To understand why this silence matters, you have to look at the sheer scale of the gravity pulling at them. These are not character actors working the indie circuit. They are the twin pillars of a cinematic apparatus. This summer, they occupy the marquee for Christopher Nolan’s The Odyssey and Marvel’s Spider-Man: Brand New Day. They have been public property since 2016, when a teenage Zendaya walked into an audition room for Spider-Man: Homecoming and won the role before she even reached the exit door.
For a decade, the world has demanded access to their chemistry. When you play lovers on a screen that spans eighty feet, the audience naturally assumes they own the rights to the reality behind it. The pressure to feed that hunger is immense. It is a currency that can buy endless relevance, brand deals, and cultural capital.
Yet, they chose obscurity.
Consider the mechanics of a secret Hollywood wedding. It requires an almost impossible level of logistical discipline. You are not just hiding from photographers with telephoto lenses; you are trusting an entire ecosystem of caterers, venue staff, musicians, and dressmakers to value human decency over a six-figure payday from a tabloid. It requires friends and family members who understand that the greatest gift they can offer a famous couple is their silence. Law Roach hinted at this dynamic months ago, noting that the circle surrounding them was fiercely protective. It was a beautiful dress, he implied, that the public would simply never earn the right to see.
There is a profound vulnerability in Holland's explanation of why they fought so hard for this privacy. Fame at their level is an isolating, distorting force. It warps how people speak to you, how they look at you, and how they evaluate your worth.
"Our business can present very stressful situations," Holland admitted during the same interview. "And it's really nice to have a bedrock of a relationship that will stand the test of time. We can support each other in ways that only we can, because only we understand really what it's like to live this life."
That is the emotional core of the matter. The silence wasn't a PR stunt or a clever game played with the media. It was an act of survival. When your entire existence is analyzed, dissected, and transformed into content for public consumption, the only things that remain real are the things you keep in the dark.
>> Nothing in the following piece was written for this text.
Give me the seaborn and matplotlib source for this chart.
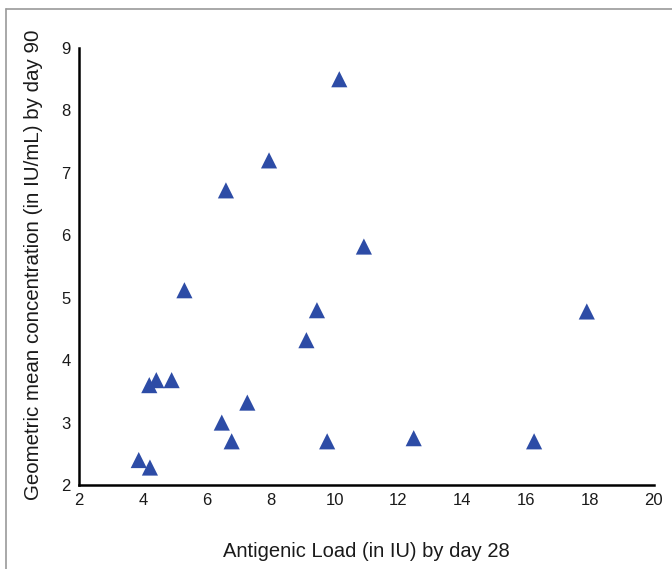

By locking the world out of their wedding, they ensured that the day belonged entirely to the two people standing at the altar, rather than the millions watching through a screen.
They have spent years calling their bond "sacred," a word that has lost much of its meaning in an era of constant oversharing. But sacrament requires a separation from the profane, everyday world. It requires a line drawn in the sand.
We live in a culture that assumes everything is for sale if the price or the profile is high enough. We expect our icons to barter their intimacy for our attention. But every now and then, someone reminds us that the most valuable moments in a human life are the ones that leave no digital footprint, no red carpet photographs, and no revenue streams in their wake.
Somewhere, away from the flashing lights and the box office tracking numbers, two young people who met in an audition room a decade ago stood in front of the people who actually know their real names and made a promise. The world didn't get an invite, and that is precisely why the promise matters.